- Exercise brief -
Retype the records below from their first line through the line containing "900, 950, 1000];", and include nothing else.

-- start Given entries --

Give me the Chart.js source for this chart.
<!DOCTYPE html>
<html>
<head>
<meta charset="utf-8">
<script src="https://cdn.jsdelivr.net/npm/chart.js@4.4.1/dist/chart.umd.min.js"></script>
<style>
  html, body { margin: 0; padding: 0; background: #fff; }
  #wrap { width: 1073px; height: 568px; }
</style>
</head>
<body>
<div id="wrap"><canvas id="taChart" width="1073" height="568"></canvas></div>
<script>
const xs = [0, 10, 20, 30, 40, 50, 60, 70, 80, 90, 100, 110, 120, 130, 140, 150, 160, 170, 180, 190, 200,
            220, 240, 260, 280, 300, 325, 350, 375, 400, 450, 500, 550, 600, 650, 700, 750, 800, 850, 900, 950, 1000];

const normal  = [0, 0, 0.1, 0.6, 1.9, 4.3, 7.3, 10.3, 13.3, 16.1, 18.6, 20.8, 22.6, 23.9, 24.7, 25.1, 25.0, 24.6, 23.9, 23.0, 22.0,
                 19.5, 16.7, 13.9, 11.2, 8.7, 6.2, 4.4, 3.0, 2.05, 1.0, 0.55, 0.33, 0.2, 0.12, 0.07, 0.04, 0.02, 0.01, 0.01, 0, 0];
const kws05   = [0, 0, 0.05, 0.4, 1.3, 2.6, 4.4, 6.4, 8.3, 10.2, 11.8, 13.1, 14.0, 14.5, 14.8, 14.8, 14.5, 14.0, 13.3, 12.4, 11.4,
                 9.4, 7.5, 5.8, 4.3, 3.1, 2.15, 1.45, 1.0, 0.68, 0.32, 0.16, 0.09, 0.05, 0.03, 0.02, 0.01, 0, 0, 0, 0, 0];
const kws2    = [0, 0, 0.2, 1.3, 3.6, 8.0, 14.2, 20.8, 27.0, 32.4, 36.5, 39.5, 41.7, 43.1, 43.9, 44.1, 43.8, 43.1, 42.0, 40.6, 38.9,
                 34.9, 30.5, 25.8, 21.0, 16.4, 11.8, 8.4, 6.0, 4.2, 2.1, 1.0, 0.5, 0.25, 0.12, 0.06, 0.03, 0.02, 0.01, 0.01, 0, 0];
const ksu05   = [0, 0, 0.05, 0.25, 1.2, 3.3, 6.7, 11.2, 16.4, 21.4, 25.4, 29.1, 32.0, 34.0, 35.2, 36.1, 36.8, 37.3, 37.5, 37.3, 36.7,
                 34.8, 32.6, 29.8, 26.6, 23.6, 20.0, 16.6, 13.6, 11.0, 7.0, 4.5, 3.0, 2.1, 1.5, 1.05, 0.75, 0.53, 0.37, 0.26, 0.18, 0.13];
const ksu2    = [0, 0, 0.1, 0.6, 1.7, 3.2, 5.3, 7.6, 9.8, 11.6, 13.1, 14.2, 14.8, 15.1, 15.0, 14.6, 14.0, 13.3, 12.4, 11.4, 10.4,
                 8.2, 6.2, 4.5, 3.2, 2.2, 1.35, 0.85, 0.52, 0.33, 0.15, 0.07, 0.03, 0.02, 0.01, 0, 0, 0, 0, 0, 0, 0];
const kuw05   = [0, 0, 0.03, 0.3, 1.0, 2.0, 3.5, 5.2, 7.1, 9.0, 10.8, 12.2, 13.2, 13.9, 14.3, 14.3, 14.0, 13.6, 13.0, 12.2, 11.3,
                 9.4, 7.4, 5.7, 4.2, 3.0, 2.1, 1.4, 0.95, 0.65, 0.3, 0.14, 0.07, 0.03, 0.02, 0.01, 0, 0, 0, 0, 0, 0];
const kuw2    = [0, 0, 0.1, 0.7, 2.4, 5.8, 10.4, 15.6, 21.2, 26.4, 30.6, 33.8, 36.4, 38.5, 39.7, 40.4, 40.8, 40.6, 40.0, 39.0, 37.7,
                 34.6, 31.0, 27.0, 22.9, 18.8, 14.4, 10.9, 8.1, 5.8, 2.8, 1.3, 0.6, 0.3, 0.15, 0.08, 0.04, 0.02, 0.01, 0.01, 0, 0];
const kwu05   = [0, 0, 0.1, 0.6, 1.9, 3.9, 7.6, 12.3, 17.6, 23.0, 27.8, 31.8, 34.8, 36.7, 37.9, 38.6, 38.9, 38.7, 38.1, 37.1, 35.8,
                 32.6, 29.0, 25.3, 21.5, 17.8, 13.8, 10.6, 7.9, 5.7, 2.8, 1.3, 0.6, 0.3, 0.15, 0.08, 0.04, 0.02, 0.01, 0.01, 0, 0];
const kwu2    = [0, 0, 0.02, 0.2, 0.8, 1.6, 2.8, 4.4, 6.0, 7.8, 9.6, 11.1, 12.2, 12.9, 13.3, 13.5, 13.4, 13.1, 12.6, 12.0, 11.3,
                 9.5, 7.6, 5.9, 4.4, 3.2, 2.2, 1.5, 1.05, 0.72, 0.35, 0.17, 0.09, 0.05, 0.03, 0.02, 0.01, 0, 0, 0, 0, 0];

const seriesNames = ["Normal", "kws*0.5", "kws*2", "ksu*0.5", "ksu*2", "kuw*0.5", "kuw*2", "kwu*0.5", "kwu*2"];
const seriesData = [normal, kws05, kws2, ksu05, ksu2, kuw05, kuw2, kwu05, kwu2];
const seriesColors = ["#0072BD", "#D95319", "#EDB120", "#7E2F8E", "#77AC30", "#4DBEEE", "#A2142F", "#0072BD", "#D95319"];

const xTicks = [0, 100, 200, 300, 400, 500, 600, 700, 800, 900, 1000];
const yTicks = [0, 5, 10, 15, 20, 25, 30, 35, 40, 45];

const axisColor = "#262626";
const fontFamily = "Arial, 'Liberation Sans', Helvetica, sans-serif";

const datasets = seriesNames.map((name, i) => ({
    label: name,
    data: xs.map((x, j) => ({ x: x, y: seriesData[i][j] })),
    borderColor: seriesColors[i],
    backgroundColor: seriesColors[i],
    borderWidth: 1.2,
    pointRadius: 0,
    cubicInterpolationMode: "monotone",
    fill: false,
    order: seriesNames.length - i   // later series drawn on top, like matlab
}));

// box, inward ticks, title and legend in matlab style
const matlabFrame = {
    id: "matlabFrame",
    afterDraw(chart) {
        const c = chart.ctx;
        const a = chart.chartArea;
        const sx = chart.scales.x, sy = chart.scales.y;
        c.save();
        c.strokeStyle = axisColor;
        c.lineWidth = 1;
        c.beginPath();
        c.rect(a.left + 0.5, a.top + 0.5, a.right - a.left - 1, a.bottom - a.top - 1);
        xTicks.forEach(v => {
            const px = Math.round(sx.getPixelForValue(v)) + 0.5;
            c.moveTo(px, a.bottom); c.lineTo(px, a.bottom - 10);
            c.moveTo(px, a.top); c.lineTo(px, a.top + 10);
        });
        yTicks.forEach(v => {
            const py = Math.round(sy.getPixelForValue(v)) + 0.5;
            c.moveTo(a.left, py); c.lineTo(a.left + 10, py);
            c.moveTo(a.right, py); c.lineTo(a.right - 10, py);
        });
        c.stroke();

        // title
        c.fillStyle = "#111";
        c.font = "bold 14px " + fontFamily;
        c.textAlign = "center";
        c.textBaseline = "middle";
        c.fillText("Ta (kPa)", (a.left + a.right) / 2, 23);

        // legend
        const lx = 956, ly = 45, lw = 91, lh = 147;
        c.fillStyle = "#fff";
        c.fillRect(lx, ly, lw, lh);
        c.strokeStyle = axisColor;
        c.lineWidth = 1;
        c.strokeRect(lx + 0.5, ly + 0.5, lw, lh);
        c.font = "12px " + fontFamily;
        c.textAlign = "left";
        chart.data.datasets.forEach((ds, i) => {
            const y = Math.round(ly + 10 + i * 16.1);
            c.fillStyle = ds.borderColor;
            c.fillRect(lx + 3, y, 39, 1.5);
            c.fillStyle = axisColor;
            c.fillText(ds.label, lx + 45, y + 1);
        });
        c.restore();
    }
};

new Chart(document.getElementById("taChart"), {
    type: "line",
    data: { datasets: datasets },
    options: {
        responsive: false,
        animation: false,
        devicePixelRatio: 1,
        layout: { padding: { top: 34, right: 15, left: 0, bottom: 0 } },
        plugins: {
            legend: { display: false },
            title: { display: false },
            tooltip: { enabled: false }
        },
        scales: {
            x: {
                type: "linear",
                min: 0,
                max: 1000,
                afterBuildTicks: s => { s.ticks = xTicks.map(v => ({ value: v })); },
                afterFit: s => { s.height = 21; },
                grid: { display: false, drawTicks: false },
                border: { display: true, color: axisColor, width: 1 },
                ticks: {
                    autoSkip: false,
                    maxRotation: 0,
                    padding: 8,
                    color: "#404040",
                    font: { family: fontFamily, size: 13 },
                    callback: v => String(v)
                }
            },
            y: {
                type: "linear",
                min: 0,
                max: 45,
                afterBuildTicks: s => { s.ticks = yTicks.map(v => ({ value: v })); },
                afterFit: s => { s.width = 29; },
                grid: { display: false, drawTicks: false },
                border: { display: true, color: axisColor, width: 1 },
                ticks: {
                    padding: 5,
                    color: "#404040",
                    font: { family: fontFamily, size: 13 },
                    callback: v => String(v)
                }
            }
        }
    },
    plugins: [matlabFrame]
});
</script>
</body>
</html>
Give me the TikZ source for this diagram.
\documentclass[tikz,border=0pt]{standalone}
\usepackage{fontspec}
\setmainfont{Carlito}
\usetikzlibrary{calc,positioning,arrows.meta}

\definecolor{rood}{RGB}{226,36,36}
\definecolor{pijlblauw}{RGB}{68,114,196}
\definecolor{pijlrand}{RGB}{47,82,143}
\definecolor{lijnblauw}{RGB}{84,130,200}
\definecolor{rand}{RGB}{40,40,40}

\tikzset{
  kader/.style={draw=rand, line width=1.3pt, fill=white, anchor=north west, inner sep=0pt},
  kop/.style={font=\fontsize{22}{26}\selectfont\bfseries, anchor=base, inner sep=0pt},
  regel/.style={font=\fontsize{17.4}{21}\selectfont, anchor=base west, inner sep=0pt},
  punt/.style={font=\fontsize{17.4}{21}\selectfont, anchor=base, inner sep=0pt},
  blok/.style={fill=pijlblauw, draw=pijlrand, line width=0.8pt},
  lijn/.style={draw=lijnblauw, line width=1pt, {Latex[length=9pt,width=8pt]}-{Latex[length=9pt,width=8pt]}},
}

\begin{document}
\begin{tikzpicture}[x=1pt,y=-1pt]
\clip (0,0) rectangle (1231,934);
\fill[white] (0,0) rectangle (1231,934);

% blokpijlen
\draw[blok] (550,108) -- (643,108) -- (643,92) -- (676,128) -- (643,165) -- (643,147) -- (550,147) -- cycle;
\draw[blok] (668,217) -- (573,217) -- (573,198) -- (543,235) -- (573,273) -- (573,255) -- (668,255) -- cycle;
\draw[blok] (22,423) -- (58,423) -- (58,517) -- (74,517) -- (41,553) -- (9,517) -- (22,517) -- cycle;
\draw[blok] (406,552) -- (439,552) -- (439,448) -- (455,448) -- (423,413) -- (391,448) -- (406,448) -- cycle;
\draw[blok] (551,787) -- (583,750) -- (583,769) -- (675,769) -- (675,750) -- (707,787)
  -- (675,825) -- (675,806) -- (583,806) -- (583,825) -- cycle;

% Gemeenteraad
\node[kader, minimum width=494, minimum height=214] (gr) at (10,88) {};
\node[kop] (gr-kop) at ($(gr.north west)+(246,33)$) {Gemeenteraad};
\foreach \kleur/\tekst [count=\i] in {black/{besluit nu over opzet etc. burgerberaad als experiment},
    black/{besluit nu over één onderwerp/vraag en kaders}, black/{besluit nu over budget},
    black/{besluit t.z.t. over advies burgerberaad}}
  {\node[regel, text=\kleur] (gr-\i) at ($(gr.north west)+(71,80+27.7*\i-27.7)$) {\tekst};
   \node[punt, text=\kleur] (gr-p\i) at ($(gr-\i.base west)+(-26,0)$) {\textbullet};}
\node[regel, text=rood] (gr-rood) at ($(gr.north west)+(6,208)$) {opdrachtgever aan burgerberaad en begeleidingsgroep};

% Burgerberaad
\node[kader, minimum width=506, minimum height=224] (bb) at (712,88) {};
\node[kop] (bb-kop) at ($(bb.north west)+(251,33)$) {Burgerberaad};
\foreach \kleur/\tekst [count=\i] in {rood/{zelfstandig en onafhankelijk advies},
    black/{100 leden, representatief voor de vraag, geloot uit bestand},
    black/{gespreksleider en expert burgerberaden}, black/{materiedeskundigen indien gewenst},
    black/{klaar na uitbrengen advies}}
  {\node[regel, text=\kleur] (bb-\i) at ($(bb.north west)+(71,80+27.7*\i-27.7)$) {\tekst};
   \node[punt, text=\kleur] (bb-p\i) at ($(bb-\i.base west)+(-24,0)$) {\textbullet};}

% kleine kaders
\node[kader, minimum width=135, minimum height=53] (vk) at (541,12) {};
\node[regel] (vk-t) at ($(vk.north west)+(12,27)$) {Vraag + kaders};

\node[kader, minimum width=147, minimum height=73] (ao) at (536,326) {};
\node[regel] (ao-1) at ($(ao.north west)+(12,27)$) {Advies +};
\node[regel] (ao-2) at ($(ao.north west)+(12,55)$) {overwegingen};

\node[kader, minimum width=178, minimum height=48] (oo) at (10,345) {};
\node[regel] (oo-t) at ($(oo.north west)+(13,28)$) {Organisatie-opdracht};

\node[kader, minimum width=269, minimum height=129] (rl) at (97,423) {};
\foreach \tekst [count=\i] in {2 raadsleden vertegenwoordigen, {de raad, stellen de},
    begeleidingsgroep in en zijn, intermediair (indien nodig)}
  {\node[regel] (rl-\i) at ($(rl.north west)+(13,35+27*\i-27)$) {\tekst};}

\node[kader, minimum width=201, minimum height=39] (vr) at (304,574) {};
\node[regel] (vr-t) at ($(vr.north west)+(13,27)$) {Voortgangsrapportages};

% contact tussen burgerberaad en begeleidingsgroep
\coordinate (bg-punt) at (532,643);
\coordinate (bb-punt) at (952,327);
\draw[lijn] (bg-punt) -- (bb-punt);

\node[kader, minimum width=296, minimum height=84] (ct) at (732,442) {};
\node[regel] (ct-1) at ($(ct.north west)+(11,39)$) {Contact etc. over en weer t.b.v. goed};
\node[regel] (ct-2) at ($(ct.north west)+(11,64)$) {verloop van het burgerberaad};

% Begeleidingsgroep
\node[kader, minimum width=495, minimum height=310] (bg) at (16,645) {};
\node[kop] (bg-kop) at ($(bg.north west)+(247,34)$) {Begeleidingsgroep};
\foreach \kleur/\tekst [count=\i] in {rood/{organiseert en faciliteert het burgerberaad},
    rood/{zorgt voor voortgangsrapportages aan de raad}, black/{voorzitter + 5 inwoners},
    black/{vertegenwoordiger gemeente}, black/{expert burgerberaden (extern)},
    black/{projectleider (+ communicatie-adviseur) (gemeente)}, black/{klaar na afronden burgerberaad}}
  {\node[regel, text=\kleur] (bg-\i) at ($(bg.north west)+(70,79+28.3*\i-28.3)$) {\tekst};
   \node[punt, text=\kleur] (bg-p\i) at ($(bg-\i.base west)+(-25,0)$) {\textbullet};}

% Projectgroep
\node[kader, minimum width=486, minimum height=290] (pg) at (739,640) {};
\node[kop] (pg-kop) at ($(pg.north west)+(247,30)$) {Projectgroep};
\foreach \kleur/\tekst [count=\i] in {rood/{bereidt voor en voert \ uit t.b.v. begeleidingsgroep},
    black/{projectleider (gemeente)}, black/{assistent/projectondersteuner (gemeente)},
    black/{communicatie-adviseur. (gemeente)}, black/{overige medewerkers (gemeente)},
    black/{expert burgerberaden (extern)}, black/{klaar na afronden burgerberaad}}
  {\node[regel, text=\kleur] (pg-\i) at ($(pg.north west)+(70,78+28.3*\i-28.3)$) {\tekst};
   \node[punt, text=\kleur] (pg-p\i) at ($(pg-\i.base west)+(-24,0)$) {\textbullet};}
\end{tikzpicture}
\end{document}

-- end Given entries --

- Answer to this problem -
Give me the Chart.js source for this chart.
<!DOCTYPE html>
<html>
<head>
<meta charset="utf-8">
<script src="https://cdn.jsdelivr.net/npm/chart.js@4.4.1/dist/chart.umd.min.js"></script>
<style>
  html, body { margin: 0; padding: 0; background: #fff; }
  #wrap { width: 1073px; height: 568px; }
</style>
</head>
<body>
<div id="wrap"><canvas id="taChart" width="1073" height="568"></canvas></div>
<script>
const xs = [0, 10, 20, 30, 40, 50, 60, 70, 80, 90, 100, 110, 120, 130, 140, 150, 160, 170, 180, 190, 200,
            220, 240, 260, 280, 300, 325, 350, 375, 400, 450, 500, 550, 600, 650, 700, 750, 800, 850, 900, 950, 1000];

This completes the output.